_SOURCE MATERIAL_.
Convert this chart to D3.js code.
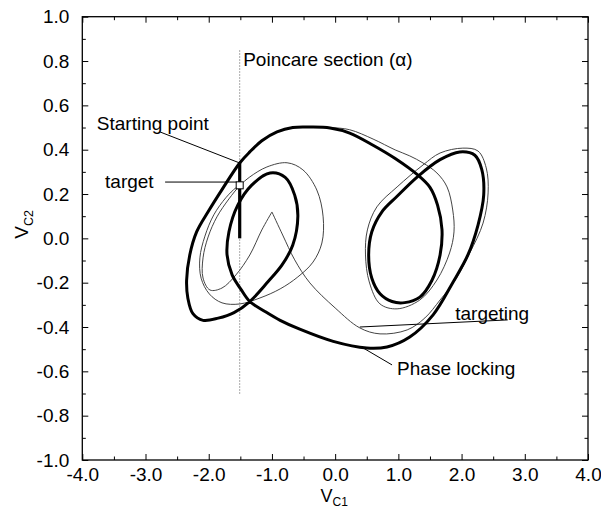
<!DOCTYPE html>
<html>
<head>
<meta charset="utf-8">
<script src="https://cdn.jsdelivr.net/npm/d3@7"></script>
<style>
  html, body { margin: 0; padding: 0; background: #fff; }
  svg { display: block; }
  text { font-family: "Liberation Sans", Arial, Helvetica, sans-serif; fill: #000; }
</style>
</head>
<body>
<svg id="chart" width="601" height="515"></svg>
<script>
// Axis ticks
const xTicks = [-4, -3, -2, -1, 0, 1, 2, 3, 4];
const xMinorTicks = [-3.5, -2.5, -1.5, -0.5, 0.5, 1.5, 2.5, 3.5];
const yTicks = [-1.0, -0.8, -0.6, -0.4, -0.2, 0.0, 0.2, 0.4, 0.6, 0.8, 1.0];
const yMinorTicks = [-0.9, -0.7, -0.5, -0.3, -0.1, 0.1, 0.3, 0.5, 0.7, 0.9];

// Poincare section (V_C1 = const) and the starting segment on it
const poincareX = -1.51;
const poincareRange = [-0.70, 0.85];
const startSegment = [[-1.51, 0.0], [-1.51, 0.34]];
const targetPoint = [-1.51, 0.237];

// Phase-locked orbit (V_C1, V_C2), closed
const lockedOrbit = [
  [-1.51, 0.34], [-1.35, 0.39], [-1.16, 0.44], [-0.92, 0.48], [-0.67, 0.50], [-0.40, 0.502],
  [-0.08, 0.498], [0.23, 0.475], [0.60, 0.42], [0.95, 0.36], [1.31, 0.285], [1.50, 0.23],
  [1.62, 0.15], [1.69, 0.04], [1.66, -0.075], [1.53, -0.19], [1.34, -0.265], [1.10, -0.29],
  [0.90, -0.285], [0.71, -0.25], [0.58, -0.18], [0.53, -0.075], [0.58, 0.03], [0.74, 0.12],
  [0.98, 0.19], [1.31, 0.28], [1.66, 0.355], [1.97, 0.39], [2.21, 0.375], [2.32, 0.31],
  [2.35, 0.195], [2.26, 0.06], [2.10, -0.075], [1.86, -0.20], [1.55, -0.345], [1.18, -0.445],
  [0.82, -0.49], [0.50, -0.495], [-0.03, -0.465], [-0.56, -0.41], [-0.87, -0.37], [-1.11, -0.33],
  [-1.35, -0.285], [-1.49, -0.23], [-1.63, -0.165], [-1.71, -0.075], [-1.68, 0.03], [-1.54, 0.15],
  [-1.32, 0.24], [-1.03, 0.295], [-0.79, 0.275], [-0.64, 0.195], [-0.59, 0.10], [-0.67, -0.03],
  [-0.84, -0.12], [-1.06, -0.195], [-1.35, -0.285], [-1.60, -0.335], [-1.85, -0.36], [-2.09, -0.37],
  [-2.25, -0.34], [-2.33, -0.27], [-2.35, -0.19], [-2.30, -0.075], [-2.19, 0.03], [-2.01, 0.12],
  [-1.79, 0.22]
];

// Targeting trajectory: from the starting point round both scrolls up to the kick
const targetingOut = [
  [-1.51, 0.34], [-1.35, 0.394], [-1.16, 0.439], [-0.92, 0.48], [-0.67, 0.50], [-0.40, 0.502],
  [-0.08, 0.50], [0.23, 0.49], [0.60, 0.448], [0.95, 0.399], [1.18, 0.372], [1.39, 0.34],
  [1.61, 0.295], [1.77, 0.232], [1.86, 0.128], [1.88, 0.029], [1.81, -0.066], [1.61, -0.188],
  [1.34, -0.278], [0.98, -0.318], [0.71, -0.296], [0.54, -0.197], [0.48, -0.075], [0.51, 0.038],
  [0.66, 0.142], [0.98, 0.232], [1.39, 0.331], [1.66, 0.385], [2.02, 0.407], [2.26, 0.394],
  [2.39, 0.318], [2.42, 0.205], [2.34, 0.069], [2.13, -0.066], [1.90, -0.188], [1.66, -0.278],
  [1.42, -0.359], [1.14, -0.413], [0.71, -0.431], [0.39, -0.404], [0.00, -0.314], [-0.40, -0.201],
  [-0.64, -0.097], [-0.83, 0.015], [-1.00, 0.119]
];

// Targeting trajectory after the kick: down the left side, through the target and once round
const targetingBack = [
  [-1.00, 0.119], [-1.16, 0.038], [-1.35, -0.075], [-1.57, -0.165], [-1.79, -0.224], [-1.98, -0.233],
  [-2.09, -0.179], [-2.09, -0.088], [-2.01, 0.006], [-1.87, 0.097], [-1.68, 0.178], [-1.51, 0.237],
  [-1.35, 0.277], [-1.08, 0.322], [-0.76, 0.341], [-0.51, 0.309], [-0.29, 0.218], [-0.19, 0.097],
  [-0.21, -0.021], [-0.35, -0.107], [-0.59, -0.174], [-0.87, -0.228], [-1.19, -0.269], [-1.51, -0.296],
  [-1.79, -0.291], [-1.99, -0.251], [-2.12, -0.18], [-2.14, -0.088], [-2.06, 0.01], [-1.92, 0.106],
  [-1.73, 0.183], [-1.57, 0.228], [-1.51, 0.237]
];

const svg = d3.select("#chart");
const plotLeft = 82.3, plotRight = 588, plotTop = 16.7, plotBottom = 460;
const x = d3.scaleLinear().domain([-4, 4]).range([plotLeft, plotRight]);
const y = d3.scaleLinear().domain([-1, 1]).range([plotBottom, plotTop]);
const fmt = d => d.toFixed(1);
const FS = 19;

// ---- axes (ticks point inward on all four sides) ----
const axisG = svg.append("g");
function styleAxis(g) {
  g.select(".domain").remove();
  g.selectAll(".tick line").attr("stroke", "#000").attr("stroke-width", 1);
  g.selectAll("text").attr("font-size", FS).attr("font-family", "Liberation Sans, Arial, sans-serif").attr("fill", "#000");
}
axisG.append("g").attr("transform", `translate(0,${plotBottom})`)
  .call(d3.axisBottom(x).tickValues(xTicks).tickFormat(fmt).tickSizeInner(-6).tickSizeOuter(0).tickPadding(7.5))
  .call(styleAxis);
axisG.append("g").attr("transform", `translate(0,${plotBottom})`)
  .call(d3.axisBottom(x).tickValues(xMinorTicks).tickFormat("").tickSizeInner(-3.5).tickSizeOuter(0))
  .call(styleAxis);
axisG.append("g").attr("transform", `translate(0,${plotTop})`)
  .call(d3.axisTop(x).tickValues(xTicks).tickFormat("").tickSizeInner(-6).tickSizeOuter(0))
  .call(styleAxis);
axisG.append("g").attr("transform", `translate(0,${plotTop})`)
  .call(d3.axisTop(x).tickValues(xMinorTicks).tickFormat("").tickSizeInner(-3.5).tickSizeOuter(0))
  .call(styleAxis);
axisG.append("g").attr("transform", `translate(${plotLeft},0)`)
  .call(d3.axisLeft(y).tickValues(yTicks).tickFormat(fmt).tickSizeInner(-6).tickSizeOuter(0).tickPadding(13))
  .call(styleAxis);
axisG.append("g").attr("transform", `translate(${plotLeft},0)`)
  .call(d3.axisLeft(y).tickValues(yMinorTicks).tickFormat("").tickSizeInner(-3.5).tickSizeOuter(0))
  .call(styleAxis);
axisG.append("g").attr("transform", `translate(${plotRight},0)`)
  .call(d3.axisRight(y).tickValues(yTicks).tickFormat("").tickSizeInner(-6).tickSizeOuter(0))
  .call(styleAxis);
axisG.append("g").attr("transform", `translate(${plotRight},0)`)
  .call(d3.axisRight(y).tickValues(yMinorTicks).tickFormat("").tickSizeInner(-3.5).tickSizeOuter(0))
  .call(styleAxis);

// frame
svg.append("rect")
  .attr("x", plotLeft).attr("y", plotTop).attr("width", plotRight - plotLeft).attr("height", plotBottom - plotTop)
  .attr("fill", "none").attr("stroke", "#000").attr("stroke-width", 1.3);

// axis titles
const xt = svg.append("text").attr("x", x(0) - 1).attr("y", 502).attr("text-anchor", "middle");
xt.append("tspan").attr("font-size", 18).text("V");
xt.append("tspan").attr("font-size", 12).attr("dy", 4).text("C1");

const yt = svg.append("text")
  .attr("transform", `translate(28,${y(0) - 14}) rotate(-90)`)
  .attr("text-anchor", "middle");
yt.append("tspan").attr("font-size", 19).text("V");
yt.append("tspan").attr("font-size", 12.5).attr("dy", 5).text("C2");

// ---- plot content ----
const plot = svg.append("g");
const smooth = d3.line().x(d => x(d[0])).y(d => y(d[1])).curve(d3.curveCatmullRom.alpha(0.5));
const smoothClosed = d3.line().x(d => x(d[0])).y(d => y(d[1])).curve(d3.curveCatmullRomClosed.alpha(0.5));
const straight = d3.line().x(d => x(d[0])).y(d => y(d[1]));

// Poincare section
plot.append("line")
  .attr("x1", x(poincareX)).attr("x2", x(poincareX))
  .attr("y1", y(poincareRange[0])).attr("y2", y(poincareRange[1]))
  .attr("stroke", "#555").attr("stroke-width", 1).attr("stroke-dasharray", "1,2");

// targeting trajectory (thin)
[targetingOut, targetingBack].forEach(seg => {
  plot.append("path").attr("d", smooth(seg))
    .attr("fill", "none").attr("stroke", "#3a3a3a").attr("stroke-width", 0.95);
});

// phase-locked orbit (thick)
plot.append("path").attr("d", smoothClosed(lockedOrbit))
  .attr("fill", "none").attr("stroke", "#000").attr("stroke-width", 3).attr("stroke-linejoin", "round");

// starting segment on the section
plot.append("path").attr("d", straight(startSegment))
  .attr("fill", "none").attr("stroke", "#000").attr("stroke-width", 3.2);

// target marker
plot.append("rect")
  .attr("x", x(targetPoint[0]) - 3.5).attr("y", y(targetPoint[1]) - 4)
  .attr("width", 7).attr("height", 7)
  .attr("fill", "#fff").attr("stroke", "#000").attr("stroke-width", 1);

// ---- annotations ----
function pointer(a, b) {
  plot.append("line")
    .attr("x1", x(a[0])).attr("y1", y(a[1])).attr("x2", x(b[0])).attr("y2", y(b[1]))
    .attr("stroke", "#000").attr("stroke-width", 1);
}
function label(pos, str) {
  svg.append("text").attr("x", x(pos[0])).attr("y", y(pos[1])).attr("font-size", FS).text(str);
}
label([-1.455, 0.778], "Poincare section (\u03b1)");
label([-3.77, 0.489], "Starting point");
pointer([-2.77, 0.48], [-1.51, 0.34]);
label([-3.64, 0.227], "target");
pointer([-2.69, 0.254], [-1.56, 0.254]);
label([1.90, -0.368], "targeting");
pointer([0.39, -0.40], [2.73, -0.368]);
label([0.98, -0.616], "Phase locking");
pointer([0.44, -0.494], [0.90, -0.571]);
</script>
</body>
</html>
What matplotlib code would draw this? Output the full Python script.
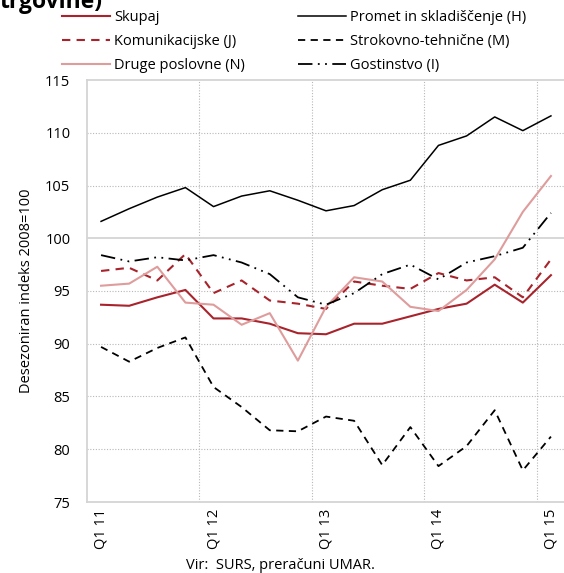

_AIM_. Write out every line of the data that holds the word "code".

_EXPECTED ANSWER_.
Convert this chart to D3.js code.
What matplotlib code would draw this? Output the full Python script.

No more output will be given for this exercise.